My biggest struggle in life currently is dealing with everyone's opinions on what I am. By this, I mean everyone's opinions discussing if I am white or black. This comes with the price of being a black daughter to white parents. It isn't your fault, Mom and Dad, because regardless of how my family looks, I am black.
For some reason, all these people think it is their job to classify, categorize, and label me however they want, based on the fact that my parents and siblings are white. Yes, my dad is Polish and my mom is all types of European. Yes, my brother and sister are a combination of both. Yes, my brother-in-law is also Polish, and my sister-in-law is Eastern European. What does that have to do with me being black? Last time I checked, no one has the right to label me. I have carried this burden from elementary school, through high school, and now into my adult life.
In elementary school, I was told by a boy that I wasn't black, because of the clothes I wore. I'm sorry, I didn't know shorts and T-shirts were a white people thing. I asked him, "What are you wearing that I'm not that makes me any less black than you," and he said, "I wear baseball jerseys." We went back to class and all the white boys in the classroom had on a baseball jersey, because the World Series was on. He also told me that because my mom and dad were white, that makes me white, because apparently you are what your parents are.
In middle school and high school I was "too white," because I went to a private school, where I was one of seven black kids in my graduating class of 124. I'm sorry, I didn't know wanting a good education was a white thing. Well, that good white education set me up to be able to be graduating this year with two bachelor's degrees and two teaching certifications. #BlackExcellence.
I was also too white because my dad moved us to a nice, quiet neighborhood. I was still living in a city that's being ripped apart by violence, was still driving through tough and unsafe neighborhood to get to my house. I was still being told by my friend who lived in the boondocks that they were scared to come to my house, because they had to drive through the south side or the west side, but because no one has been shot in my front yard, I'm not black? I'm still saying R.I.P. to kids I was friends with in elementary school who are being killed before they turn 21, and you're so shocked that I know them, because that kind of violence is a black thing, and because I had a swimming pool I was white.
Then I got to college. Going into my senior year, I have yet to be told I am white from someone I have met here. However, I am still being told this by people I thought I was friends with in high school (go figure). Someone actually said to me, "I find it weird that you hang out with black people all of a sudden," and "My dad doesn't really like black people but he likes you because your family's white." A majority of the people I hang out with in college are black. Why, you ask (because you really think this is your business)?

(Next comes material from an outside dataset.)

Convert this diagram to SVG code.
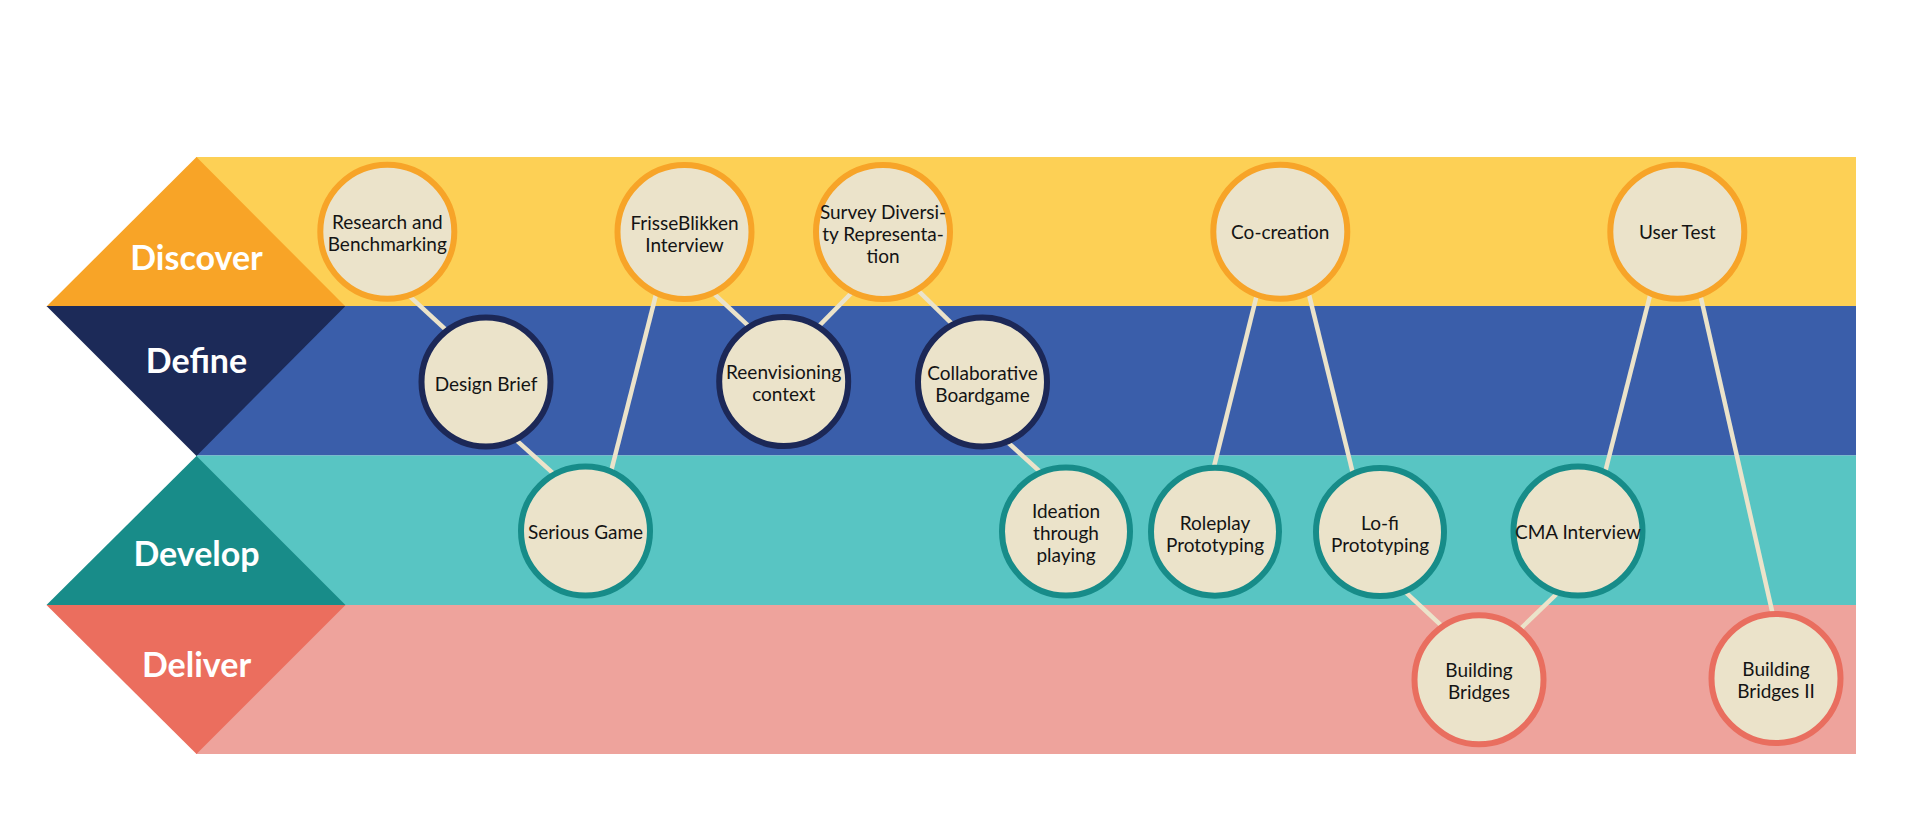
<svg xmlns="http://www.w3.org/2000/svg" width="1920" height="831" viewBox="0 0 1920 831">
  <style>
    .band-discover { fill: #fdd055; }
    .band-define { fill: #3a5eaa; }
    .band-develop { fill: #58c5c3; }
    .band-deliver { fill: #eea39c; }
    .tri-discover { fill: #f8a427; }
    .tri-define { fill: #1c2a58; }
    .tri-develop { fill: #188c89; }
    .tri-deliver { fill: #eb6e5e; }
    .phase { font-family: Lato, "Liberation Sans", sans-serif; font-weight: 700; font-size: 34px; fill: #ffffff; text-anchor: middle; }
    .node circle { fill: #ebe3ca; stroke-width: 6; }
    .n-discover circle { stroke: #f7a428; }
    .n-define circle { stroke: #1c2857; }
    .n-develop circle { stroke: #178c89; }
    .n-deliver circle { stroke: #e96e5f; }
    .node text { font-family: Lato, "Liberation Sans", sans-serif; font-size: 19px; fill: #141414; text-anchor: middle; }
    .connectors line { stroke: #ebe3ca; stroke-width: 4.5; stroke-linecap: butt; }
  </style>

  <rect x="0" y="0" width="1920" height="831" fill="#ffffff"/>

  <g id="bands">
    <rect class="band-discover" x="196" y="157" width="1660" height="149.5"/>
    <rect class="band-define" x="196" y="306" width="1660" height="149.5"/>
    <rect class="band-develop" x="196" y="455.5" width="1660" height="149.5"/>
    <rect class="band-deliver" x="196" y="605" width="1660" height="149"/>
  </g>

  <g id="phases">
    <g id="phase-discover">
      <polygon class="tri-discover" points="196.5,157 46.5,306.5 345.5,306.5"/>
      <text class="phase" x="196.5" y="269.5">Discover</text>
    </g>
    <g id="phase-define">
      <polygon class="tri-define" points="46.5,306 345.5,306 196.5,456"/>
      <text class="phase" x="196.5" y="373">Define</text>
    </g>
    <g id="phase-develop">
      <polygon class="tri-develop" points="196.5,456 46.5,605 345.5,605"/>
      <text class="phase" x="196.5" y="566">Develop</text>
    </g>
    <g id="phase-deliver">
      <polygon class="tri-deliver" points="46.5,605 345.5,605 196.5,754"/>
      <text class="phase" x="196.5" y="676.5">Deliver</text>
    </g>
  </g>

  <g id="connectors" class="connectors">
    <line x1="401.4" y1="288.6" x2="454.9" y2="338.1"/>
    <line x1="509" y1="433.6" x2="561" y2="480.4"/>
    <line x1="658.7" y1="283.9" x2="608.7" y2="480.8"/>
    <line x1="705.8" y1="286.2" x2="755.2" y2="332.1"/>
    <line x1="858.3" y1="286" x2="812.7" y2="332.4"/>
    <line x1="911" y1="283.7" x2="959" y2="330.6"/>
    <line x1="1000.1" y1="435.3" x2="1047.6" y2="478.7"/>
    <line x1="1259.2" y1="285.5" x2="1211.4" y2="477.1"/>
    <line x1="1306.4" y1="283.9" x2="1355.2" y2="482.8"/>
    <line x1="1652.7" y1="285" x2="1603" y2="480.5"/>
    <line x1="1698.2" y1="285.5" x2="1775.1" y2="624.5"/>
    <line x1="1399.1" y1="586.2" x2="1449.2" y2="632.8"/>
    <line x1="1565.8" y1="585.1" x2="1512.5" y2="636.6"/>
  </g>

  <g id="node-research" class="node n-discover">
    <circle cx="387.3" cy="231.7" r="67"/>
    <text x="387.3" y="229">Research and</text>
    <text x="387.3" y="251">Benchmarking</text>
  </g>
  <g id="node-frisseblikken" class="node n-discover">
    <circle cx="684.5" cy="232" r="67"/>
    <text x="684.5" y="229.5">FrisseBlikken</text>
    <text x="684.5" y="251.5">Interview</text>
  </g>
  <g id="node-survey" class="node n-discover">
    <circle cx="883" cy="232" r="67"/>
    <text x="883" y="218.5">Survey Diversi-</text>
    <text x="883" y="240.5">ty Representa-</text>
    <text x="883" y="262.5">tion</text>
  </g>
  <g id="node-cocreation" class="node n-discover">
    <circle cx="1280.3" cy="231.7" r="67"/>
    <text x="1280.3" y="239.3">Co-creation</text>
  </g>
  <g id="node-usertest" class="node n-discover">
    <circle cx="1677.3" cy="231.7" r="67"/>
    <text x="1677.3" y="239.3">User Test</text>
  </g>

  <g id="node-designbrief" class="node n-define">
    <circle cx="486" cy="382" r="64.5"/>
    <text x="486" y="390.5">Design Brief</text>
  </g>
  <g id="node-reenvisioning" class="node n-define">
    <circle cx="783.7" cy="381.5" r="64.5"/>
    <text x="783.7" y="379.3">Reenvisioning</text>
    <text x="783.7" y="401.3">context</text>
  </g>
  <g id="node-collaborative" class="node n-define">
    <circle cx="982.5" cy="382" r="64.5"/>
    <text x="982.5" y="379.5">Collaborative</text>
    <text x="982.5" y="401.5">Boardgame</text>
  </g>

  <g id="node-seriousgame" class="node n-develop">
    <circle cx="585.5" cy="531" r="64.5"/>
    <text x="585.5" y="539">Serious Game</text>
  </g>
  <g id="node-ideation" class="node n-develop">
    <circle cx="1066" cy="531.5" r="64"/>
    <text x="1066" y="517.5">Ideation</text>
    <text x="1066" y="539.5">through</text>
    <text x="1066" y="561.5">playing</text>
  </g>
  <g id="node-roleplay" class="node n-develop">
    <circle cx="1215" cy="531.7" r="64"/>
    <text x="1215" y="529.5">Roleplay</text>
    <text x="1215" y="551.5">Prototyping</text>
  </g>
  <g id="node-lofi" class="node n-develop">
    <circle cx="1380" cy="532" r="64"/>
    <text x="1380" y="529.5">Lo-fi</text>
    <text x="1380" y="551.5">Prototyping</text>
  </g>
  <g id="node-cma" class="node n-develop">
    <circle cx="1578" cy="531" r="64.5"/>
    <text x="1578" y="538.5">CMA Interview</text>
  </g>

  <g id="node-buildingbridges" class="node n-deliver">
    <circle cx="1479" cy="679.7" r="64.5"/>
    <text x="1479" y="677.3">Building</text>
    <text x="1479" y="699.3">Bridges</text>
  </g>
  <g id="node-buildingbridges2" class="node n-deliver">
    <circle cx="1776" cy="678.5" r="64.5"/>
    <text x="1776" y="676.3">Building</text>
    <text x="1776" y="698.3">Bridges II</text>
  </g>
</svg>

After spending 17 years of being told I was something I'm not, I needed to find myself, by myself, for myself. Yes, for myself, not for you bored, ignorant people I used to call my friends. I joined multicultural clubs, because that is where I felt I fit it (considering I spent 17 years being told I was too white for the black kids) and was accepted. Shout out to my P.O.W.E.R. family. (For those who don't know, P.O.W.E.R. is a multicultural, NOT JUST BLACK club on campus that stands for Pride in Our Work, Ethnicity and Race).
Here, I began to feel comfortable in my skin, comfortable being adopted, comfortable being Sarah. I've also made a lot of friends from all different types of backgrounds who just see me as Sarah and these people are my best friends.
For the naysayers who are still out there, let me fill you in on something. I am 64 percent African, 23 percent Hispanic/Hispanic-American and 13 percent European. Of that 64 percent, I am 38 percent West African (Ghana, Ivory Coast, Benin, Togo, Mali and Senegal), and 26 percent from Congo and Cameroon. The 23 percent is from South America and the Dominican Republic. The 13 percent is from Great Britain. Yes, I am black, but because I know one of you is going to question that 13 percent, let me clarify:
Here's a quick history lesson for you: During the Atlantic Slave Trade (or Transatlantic Slave Trade), Africans from West Africa were taken on slave ships to America. Slave traders were the Portuguese, British, French, Spanish and Dutch. In America, men of these European extractions raped enslaved women.
My 13 percent British ethnicity comes from my enslaved ancestors who either escaped or survived. That is how I am here today.
Call me "too white" again. I dare you.